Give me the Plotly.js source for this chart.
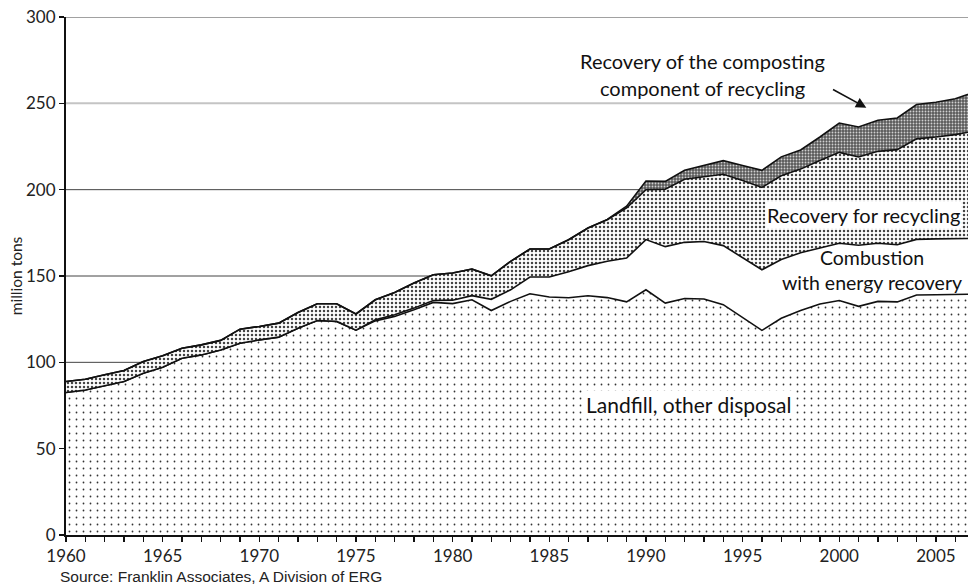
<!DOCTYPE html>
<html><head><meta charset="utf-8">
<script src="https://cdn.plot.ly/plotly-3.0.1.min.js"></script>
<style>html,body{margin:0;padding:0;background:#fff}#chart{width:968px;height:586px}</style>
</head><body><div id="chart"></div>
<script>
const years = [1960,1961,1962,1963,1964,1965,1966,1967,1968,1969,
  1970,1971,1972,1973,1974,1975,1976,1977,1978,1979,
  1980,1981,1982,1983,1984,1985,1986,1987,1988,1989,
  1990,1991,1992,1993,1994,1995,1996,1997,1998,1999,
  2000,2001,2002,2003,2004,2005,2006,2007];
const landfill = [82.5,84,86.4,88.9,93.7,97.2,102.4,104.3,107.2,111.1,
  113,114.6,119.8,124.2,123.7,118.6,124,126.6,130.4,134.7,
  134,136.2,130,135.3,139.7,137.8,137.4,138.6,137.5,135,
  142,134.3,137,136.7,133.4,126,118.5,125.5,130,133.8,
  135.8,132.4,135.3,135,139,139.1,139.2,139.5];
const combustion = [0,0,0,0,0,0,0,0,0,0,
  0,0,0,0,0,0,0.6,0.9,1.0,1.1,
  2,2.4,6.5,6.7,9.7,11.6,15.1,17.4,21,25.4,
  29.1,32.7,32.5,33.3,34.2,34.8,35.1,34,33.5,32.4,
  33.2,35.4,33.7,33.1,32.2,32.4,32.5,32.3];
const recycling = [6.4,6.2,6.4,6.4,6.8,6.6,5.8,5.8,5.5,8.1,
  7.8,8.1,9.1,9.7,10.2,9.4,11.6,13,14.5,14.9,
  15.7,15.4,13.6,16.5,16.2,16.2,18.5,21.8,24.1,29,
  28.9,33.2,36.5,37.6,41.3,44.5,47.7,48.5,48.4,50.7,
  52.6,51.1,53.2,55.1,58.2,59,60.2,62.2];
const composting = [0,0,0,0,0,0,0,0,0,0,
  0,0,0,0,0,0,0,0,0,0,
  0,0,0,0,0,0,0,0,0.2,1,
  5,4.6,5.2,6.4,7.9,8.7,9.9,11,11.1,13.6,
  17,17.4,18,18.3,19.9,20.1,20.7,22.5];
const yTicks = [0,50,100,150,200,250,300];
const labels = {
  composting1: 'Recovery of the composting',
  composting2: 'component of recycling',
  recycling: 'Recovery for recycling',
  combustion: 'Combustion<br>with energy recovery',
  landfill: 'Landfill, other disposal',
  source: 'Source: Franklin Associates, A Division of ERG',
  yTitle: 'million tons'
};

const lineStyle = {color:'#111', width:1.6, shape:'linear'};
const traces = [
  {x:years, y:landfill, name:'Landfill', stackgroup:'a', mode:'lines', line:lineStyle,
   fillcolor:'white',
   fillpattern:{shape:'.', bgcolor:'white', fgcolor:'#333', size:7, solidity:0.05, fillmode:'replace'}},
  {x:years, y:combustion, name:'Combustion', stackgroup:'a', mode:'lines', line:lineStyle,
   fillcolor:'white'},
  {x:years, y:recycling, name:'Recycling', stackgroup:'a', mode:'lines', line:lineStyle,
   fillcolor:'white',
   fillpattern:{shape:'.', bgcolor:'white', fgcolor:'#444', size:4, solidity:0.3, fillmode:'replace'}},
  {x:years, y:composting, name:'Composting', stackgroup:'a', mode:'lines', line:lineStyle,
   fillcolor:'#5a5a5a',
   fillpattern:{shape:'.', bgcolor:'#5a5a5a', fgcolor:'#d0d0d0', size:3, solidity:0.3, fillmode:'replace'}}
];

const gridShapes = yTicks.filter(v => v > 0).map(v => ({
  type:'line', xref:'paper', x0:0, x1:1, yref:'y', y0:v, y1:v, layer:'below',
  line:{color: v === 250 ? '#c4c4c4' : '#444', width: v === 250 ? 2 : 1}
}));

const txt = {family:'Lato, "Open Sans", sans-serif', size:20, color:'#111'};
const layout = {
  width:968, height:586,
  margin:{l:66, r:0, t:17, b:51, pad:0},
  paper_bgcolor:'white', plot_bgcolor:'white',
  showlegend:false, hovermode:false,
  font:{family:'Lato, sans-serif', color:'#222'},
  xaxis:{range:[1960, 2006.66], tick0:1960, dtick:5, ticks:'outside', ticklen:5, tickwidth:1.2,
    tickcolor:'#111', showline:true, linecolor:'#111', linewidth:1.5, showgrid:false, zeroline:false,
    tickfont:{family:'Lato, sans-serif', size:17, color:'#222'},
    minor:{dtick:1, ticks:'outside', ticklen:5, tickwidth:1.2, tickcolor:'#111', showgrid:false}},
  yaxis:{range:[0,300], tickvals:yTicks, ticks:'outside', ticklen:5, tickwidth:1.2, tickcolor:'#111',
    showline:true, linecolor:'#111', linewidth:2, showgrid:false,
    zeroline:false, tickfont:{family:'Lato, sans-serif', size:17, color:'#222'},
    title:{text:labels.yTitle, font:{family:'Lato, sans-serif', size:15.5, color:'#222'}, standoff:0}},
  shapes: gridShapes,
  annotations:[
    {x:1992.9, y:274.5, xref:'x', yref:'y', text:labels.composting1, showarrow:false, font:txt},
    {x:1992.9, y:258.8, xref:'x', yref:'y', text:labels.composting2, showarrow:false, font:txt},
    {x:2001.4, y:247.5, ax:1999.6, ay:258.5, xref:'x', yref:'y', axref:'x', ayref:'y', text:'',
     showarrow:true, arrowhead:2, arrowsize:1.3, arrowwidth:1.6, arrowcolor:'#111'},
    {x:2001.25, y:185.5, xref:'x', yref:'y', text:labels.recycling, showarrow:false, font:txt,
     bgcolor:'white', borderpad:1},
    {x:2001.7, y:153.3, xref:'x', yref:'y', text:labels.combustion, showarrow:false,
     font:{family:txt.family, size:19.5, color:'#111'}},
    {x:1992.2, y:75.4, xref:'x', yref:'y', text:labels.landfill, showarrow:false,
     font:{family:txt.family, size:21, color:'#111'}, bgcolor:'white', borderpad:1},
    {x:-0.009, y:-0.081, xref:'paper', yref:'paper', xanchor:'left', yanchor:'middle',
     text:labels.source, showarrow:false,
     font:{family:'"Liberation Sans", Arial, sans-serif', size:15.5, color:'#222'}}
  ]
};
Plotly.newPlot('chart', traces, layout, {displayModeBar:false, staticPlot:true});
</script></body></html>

::::

* [GIVEN INSTRUCTION]: Quote the preceding listing precisely and completely, omitting its images.

* [ANSWER FOR THIS EXERCISE]:
Give me the Plotly.js source for this chart.
<!DOCTYPE html>
<html><head><meta charset="utf-8">
<script src="https://cdn.plot.ly/plotly-3.0.1.min.js"></script>
<style>html,body{margin:0;padding:0;background:#fff}#chart{width:968px;height:586px}</style>
</head><body><div id="chart"></div>
<script>
const years = [1960,1961,1962,1963,1964,1965,1966,1967,1968,1969,
  1970,1971,1972,1973,1974,1975,1976,1977,1978,1979,
  1980,1981,1982,1983,1984,1985,1986,1987,1988,1989,
  1990,1991,1992,1993,1994,1995,1996,1997,1998,1999,
  2000,2001,2002,2003,2004,2005,2006,2007];
const landfill = [82.5,84,86.4,88.9,93.7,97.2,102.4,104.3,107.2,111.1,
  113,114.6,119.8,124.2,123.7,118.6,124,126.6,130.4,134.7,
  134,136.2,130,135.3,139.7,137.8,137.4,138.6,137.5,135,
  142,134.3,137,136.7,133.4,126,118.5,125.5,130,133.8,
  135.8,132.4,135.3,135,139,139.1,139.2,139.5];
const combustion = [0,0,0,0,0,0,0,0,0,0,
  0,0,0,0,0,0,0.6,0.9,1.0,1.1,
  2,2.4,6.5,6.7,9.7,11.6,15.1,17.4,21,25.4,
  29.1,32.7,32.5,33.3,34.2,34.8,35.1,34,33.5,32.4,
  33.2,35.4,33.7,33.1,32.2,32.4,32.5,32.3];
const recycling = [6.4,6.2,6.4,6.4,6.8,6.6,5.8,5.8,5.5,8.1,
  7.8,8.1,9.1,9.7,10.2,9.4,11.6,13,14.5,14.9,
  15.7,15.4,13.6,16.5,16.2,16.2,18.5,21.8,24.1,29,
  28.9,33.2,36.5,37.6,41.3,44.5,47.7,48.5,48.4,50.7,
  52.6,51.1,53.2,55.1,58.2,59,60.2,62.2];
const composting = [0,0,0,0,0,0,0,0,0,0,
  0,0,0,0,0,0,0,0,0,0,
  0,0,0,0,0,0,0,0,0.2,1,
  5,4.6,5.2,6.4,7.9,8.7,9.9,11,11.1,13.6,
  17,17.4,18,18.3,19.9,20.1,20.7,22.5];
const yTicks = [0,50,100,150,200,250,300];
const labels = {
  composting1: 'Recovery of the composting',
  composting2: 'component of recycling',
  recycling: 'Recovery for recycling',
  combustion: 'Combustion<br>with energy recovery',
  landfill: 'Landfill, other disposal',
  source: 'Source: Franklin Associates, A Division of ERG',
  yTitle: 'million tons'
};

const lineStyle = {color:'#111', width:1.6, shape:'linear'};
const traces = [
  {x:years, y:landfill, name:'Landfill', stackgroup:'a', mode:'lines', line:lineStyle,
   fillcolor:'white',
   fillpattern:{shape:'.', bgcolor:'white', fgcolor:'#333', size:7, solidity:0.05, fillmode:'replace'}},
  {x:years, y:combustion, name:'Combustion', stackgroup:'a', mode:'lines', line:lineStyle,
   fillcolor:'white'},
  {x:years, y:recycling, name:'Recycling', stackgroup:'a', mode:'lines', line:lineStyle,
   fillcolor:'white',
   fillpattern:{shape:'.', bgcolor:'white', fgcolor:'#444', size:4, solidity:0.3, fillmode:'replace'}},
  {x:years, y:composting, name:'Composting', stackgroup:'a', mode:'lines', line:lineStyle,
   fillcolor:'#5a5a5a',
   fillpattern:{shape:'.', bgcolor:'#5a5a5a', fgcolor:'#d0d0d0', size:3, solidity:0.3, fillmode:'replace'}}
];

const gridShapes = yTicks.filter(v => v > 0).map(v => ({
  type:'line', xref:'paper', x0:0, x1:1, yref:'y', y0:v, y1:v, layer:'below',
  line:{color: v === 250 ? '#c4c4c4' : '#444', width: v === 250 ? 2 : 1}
}));

const txt = {family:'Lato, "Open Sans", sans-serif', size:20, color:'#111'};
const layout = {
  width:968, height:586,
  margin:{l:66, r:0, t:17, b:51, pad:0},
  paper_bgcolor:'white', plot_bgcolor:'white',
  showlegend:false, hovermode:false,
  font:{family:'Lato, sans-serif', color:'#222'},
  xaxis:{range:[1960, 2006.66], tick0:1960, dtick:5, ticks:'outside', ticklen:5, tickwidth:1.2,
    tickcolor:'#111', showline:true, linecolor:'#111', linewidth:1.5, showgrid:false, zeroline:false,
    tickfont:{family:'Lato, sans-serif', size:17, color:'#222'},
    minor:{dtick:1, ticks:'outside', ticklen:5, tickwidth:1.2, tickcolor:'#111', showgrid:false}},
  yaxis:{range:[0,300], tickvals:yTicks, ticks:'outside', ticklen:5, tickwidth:1.2, tickcolor:'#111',
    showline:true, linecolor:'#111', linewidth:2, showgrid:false,
    zeroline:false, tickfont:{family:'Lato, sans-serif', size:17, color:'#222'},
    title:{text:labels.yTitle, font:{family:'Lato, sans-serif', size:15.5, color:'#222'}, standoff:0}},
  shapes: gridShapes,
  annotations:[
    {x:1992.9, y:274.5, xref:'x', yref:'y', text:labels.composting1, showarrow:false, font:txt},
    {x:1992.9, y:258.8, xref:'x', yref:'y', text:labels.composting2, showarrow:false, font:txt},
    {x:2001.4, y:247.5, ax:1999.6, ay:258.5, xref:'x', yref:'y', axref:'x', ayref:'y', text:'',
     showarrow:true, arrowhead:2, arrowsize:1.3, arrowwidth:1.6, arrowcolor:'#111'},
    {x:2001.25, y:185.5, xref:'x', yref:'y', text:labels.recycling, showarrow:false, font:txt,
     bgcolor:'white', borderpad:1},
    {x:2001.7, y:153.3, xref:'x', yref:'y', text:labels.combustion, showarrow:false,
     font:{family:txt.family, size:19.5, color:'#111'}},
    {x:1992.2, y:75.4, xref:'x', yref:'y', text:labels.landfill, showarrow:false,
     font:{family:txt.family, size:21, color:'#111'}, bgcolor:'white', borderpad:1},
    {x:-0.009, y:-0.081, xref:'paper', yref:'paper', xanchor:'left', yanchor:'middle',
     text:labels.source, showarrow:false,
     font:{family:'"Liberation Sans", Arial, sans-serif', size:15.5, color:'#222'}}
  ]
};
Plotly.newPlot('chart', traces, layout, {displayModeBar:false, staticPlot:true});
</script></body></html>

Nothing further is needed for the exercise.